Bu haberi veren kaynağa göre, gözaltına alınan kişiler para cezası ödedikten sonra serbest bırakılmıştır. Cezalar ise 300 yuandan başlamaktadır; Abdurauf Hoca için bu rakam 7000 yuana kadar yükselmiştir. Kızlardan biri gözaltına alındığı sırada polise direnç gösterdiği için ayrıca 3000 yuan para cezasına çarptırılmıştır.

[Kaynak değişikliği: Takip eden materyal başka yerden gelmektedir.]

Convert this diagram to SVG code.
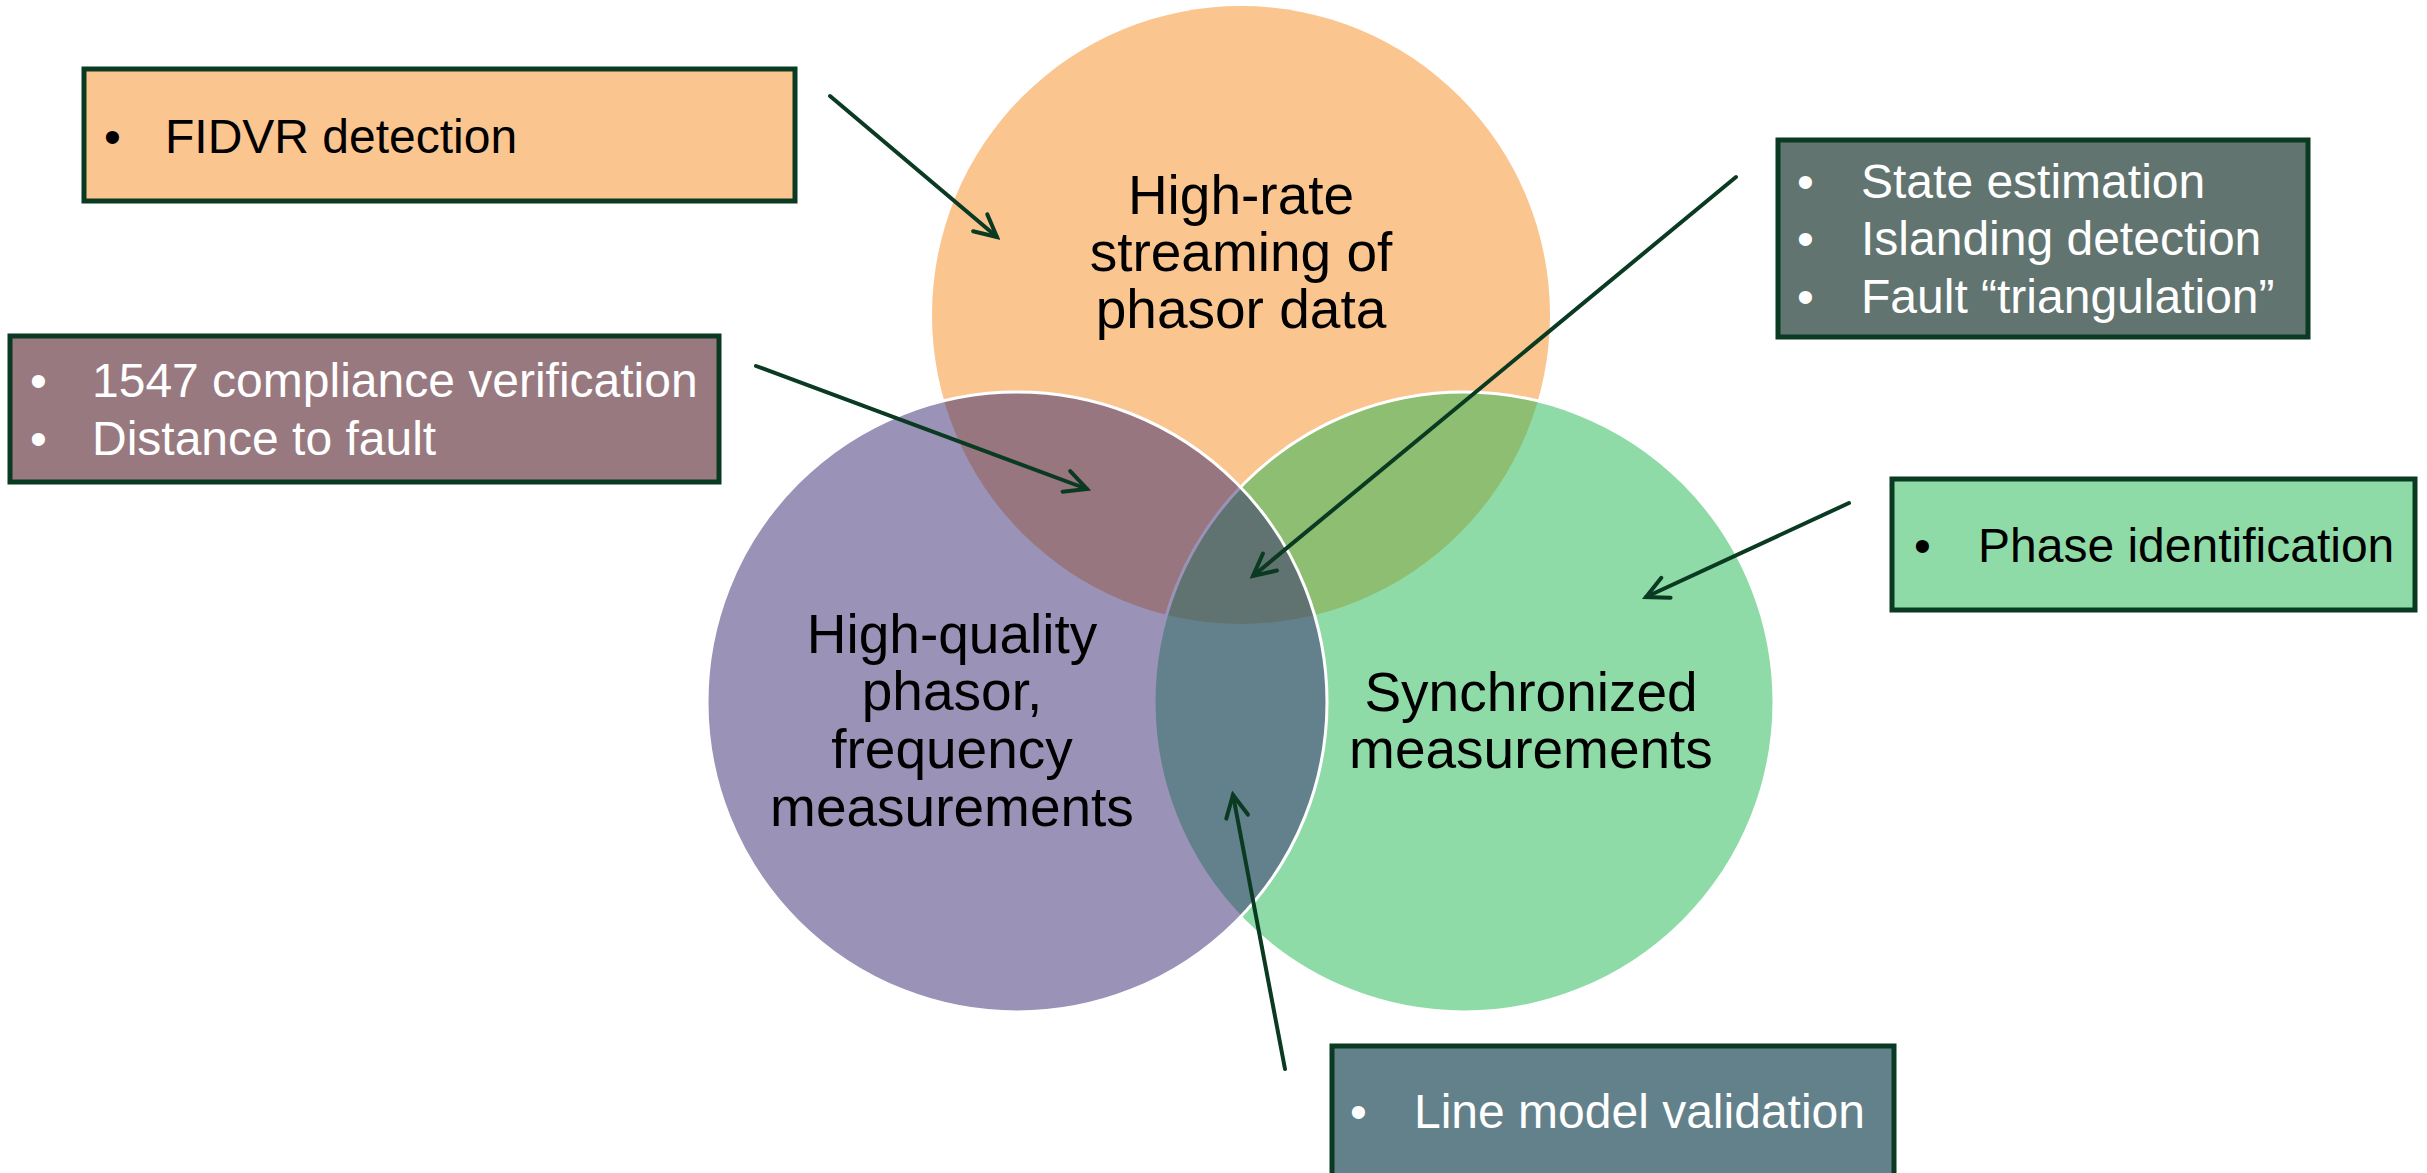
<svg xmlns="http://www.w3.org/2000/svg" width="2427" height="1173" viewBox="0 0 2427 1173">
<style>
.circ{stroke:#ffffff;stroke-width:3}
.box{stroke:#0a3a22;stroke-width:5}
.lbl{font-family:"Liberation Sans",Arial,sans-serif;font-size:55px;fill:#000000;text-anchor:middle}
.bt{font-family:"Liberation Sans",Arial,sans-serif;font-size:48px}
.dark{fill:#000000}
.light{fill:#ffffff}
.conn{stroke:#0a3a22;stroke-width:4;fill:none;stroke-linecap:round}
</style>
<defs>
<marker id="arr" markerUnits="userSpaceOnUse" viewBox="-26 -14 30 28" refX="0" refY="0" markerWidth="30" markerHeight="28" orient="auto">
<path d="M-22,-11 L0,0 L-22,11" fill="none" stroke="#0a3a22" stroke-width="4" stroke-linecap="round" stroke-linejoin="miter"/>
</marker>
</defs>
<rect width="2427" height="1173" fill="#ffffff"/>
<g id="circle-streaming">
<circle cx="1241" cy="315" r="309" fill="#fbc590"/>
<text class="lbl" x="1241" y="214">High-rate</text>
<text class="lbl" x="1241" y="271">streaming of</text>
<text class="lbl" x="1241" y="328">phasor data</text>
</g>
<g id="circle-synchronized">
<circle class="circ" cx="1464" cy="702" r="310" fill="#1fb751" fill-opacity="0.5"/>
</g>
<g id="circle-quality">
<circle class="circ" cx="1017" cy="702" r="310" fill="#35276f" fill-opacity="0.5"/>
</g>
<g id="circle-labels">
<text class="lbl" x="952" y="653">High-quality</text>
<text class="lbl" x="952" y="710">phasor,</text>
<text class="lbl" x="952" y="768">frequency</text>
<text class="lbl" x="952" y="826">measurements</text>
<text class="lbl" x="1531" y="711">Synchronized</text>
<text class="lbl" x="1531" y="768">measurements</text>
</g>
<g id="box-fidvr">
<rect class="box" x="84" y="69" width="711" height="132" fill="#fbc590"/>
<text class="bt dark" x="104" y="153">•</text>
<text class="bt dark" x="165" y="153">FIDVR detection</text>
</g>
<g id="box-1547">
<rect class="box" x="10" y="336" width="709" height="146" fill="#98797f"/>
<text class="bt light" x="30" y="397">•</text>
<text class="bt light" x="92" y="397">1547 compliance verification</text>
<text class="bt light" x="30" y="455">•</text>
<text class="bt light" x="92" y="455">Distance to fault</text>
</g>
<g id="box-state">
<rect class="box" x="1778" y="140" width="530" height="197" fill="#617470"/>
<text class="bt light" x="1797" y="198">•</text>
<text class="bt light" x="1861" y="198">State estimation</text>
<text class="bt light" x="1797" y="255">•</text>
<text class="bt light" x="1861" y="255">Islanding detection</text>
<text class="bt light" x="1797" y="313">•</text>
<text class="bt light" x="1861" y="313">Fault “triangulation”</text>
</g>
<g id="box-phase">
<rect class="box" x="1892" y="479" width="523" height="131" fill="#8fdba8"/>
<text class="bt dark" x="1914" y="562">•</text>
<text class="bt dark" x="1978" y="562">Phase identification</text>
</g>
<g id="box-line">
<rect class="box" x="1332" y="1046" width="562" height="150" fill="#62818b"/>
<text class="bt light" x="1350" y="1128">•</text>
<text class="bt light" x="1414" y="1128">Line model validation</text>
</g>
<g id="connectors">
<line class="conn" x1="830" y1="96" x2="997" y2="237" marker-end="url(#arr)"/>
<line class="conn" x1="756" y1="366" x2="1087" y2="489" marker-end="url(#arr)"/>
<line class="conn" x1="1736" y1="177" x2="1253" y2="576" marker-end="url(#arr)"/>
<line class="conn" x1="1849" y1="503" x2="1646" y2="597" marker-end="url(#arr)"/>
<line class="conn" x1="1285" y1="1069" x2="1233" y2="795" marker-end="url(#arr)"/>
</g>
</svg>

Bu tür uygulamalara memleketin diğer bölgelerinde de rastlamak mümkündür. Mesela Karakaş ilçesinde 1998 veya 1999 yılında bir ev dinî eğitim alan öğrencilerin kullanımına verildiği için yerle bir edilmiştir. Dinî eğitim verdiği veya aldığı için tutuklananlar ve para cezasına çarptırılanlarla ilgili örneklerin sayısını daha da çoğaltmak mümkündür.
Çin’in Doğu Türkistan’da uyguladığı bu haksızlığın ve zulmün en önemli nedeni halkın Müslüman olmasıdır. Çünkü Komünist Çin, bölge üzerindeki hâkimiyetini ve sultasını kuvvetlendirmeyi amaçlamaktadır ve buna karşı en büyük engelinin İslam olduğunu görmektedir. Çünkü Türkistan’da Çin’e karşı yapılan her bir eylem ve olayın arkasında İslam yatmaktadır.
Çin’in Türkistanlıklara uyguladığı tüm baskı ve zulme rağmen, Türkistan halkı dinini ve İslami kimliğini yaşatmak için tüm gücüyle direnmekte ve mücadele etmektedir. İnsanlar bu uğurda gerekirse canlarını ve mallarını vermektedirler. Gençleri bilinçlendirmek amacıyla, başlarına gelecek tüm tehlikelere rağmen, her bir şehirde birkaç kişinin gizlice dinî eğitim faaliyetleri sürdürdüğü bilinmektedir.